Lanier’s explicit identification of his system with a bourgeois interest is also useful - as an alternative Marxist explanation is easily to hand. The forces of production are about to take another enormous leap forward, while the relations of production are straggling far behind. Perhaps our argument with Siren Servers (and the wild new manufactures and automatons about to connect with them) should be more about whether they are like public utilities in waiting, ready for accountability and transparency as railroads and water systems once were. And if global warming demands a reduction in carbon-generating consumerist frenzy, is this best served by a new planetary network which makes every click an commercial transaction? Will expanding the cash nexus to every clickable corner of our lives help or hinder?
Morozov would recoil at any Marxism - as a Belarusian exile, for good reason - but it is striking that To Save Everything, Click Here is almost silent about the enterprise dimension of the internet. Indeed, as a brand of Luddite, Morozov is much more interested than the techie Lanier in literally sticking a sabot in the cogs.
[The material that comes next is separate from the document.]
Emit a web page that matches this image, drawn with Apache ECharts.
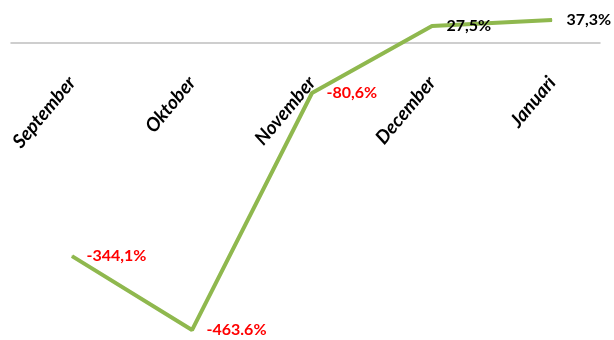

One of his suggestions for cultivated our net disenchantment is something called “adversarial design”, where we let devices into our lives that frustrate our appetite for frictionless info-fun. For example, the Natural Path, a software system that kills off real plants, if you use it too heedlessly.
Somehow, the idea of strapping on the digital equivalent of a cilice doesn’t feel like the best path to enlightenment about our true cybernetic reality. But both Morozov and Lanier are to be generally congratulated for the clarity and brio of their technorealism. It’s a better basis for moving forward with this extraordinary “extension of man”, in McLuhan’s old words, than either technophobia or technophilia.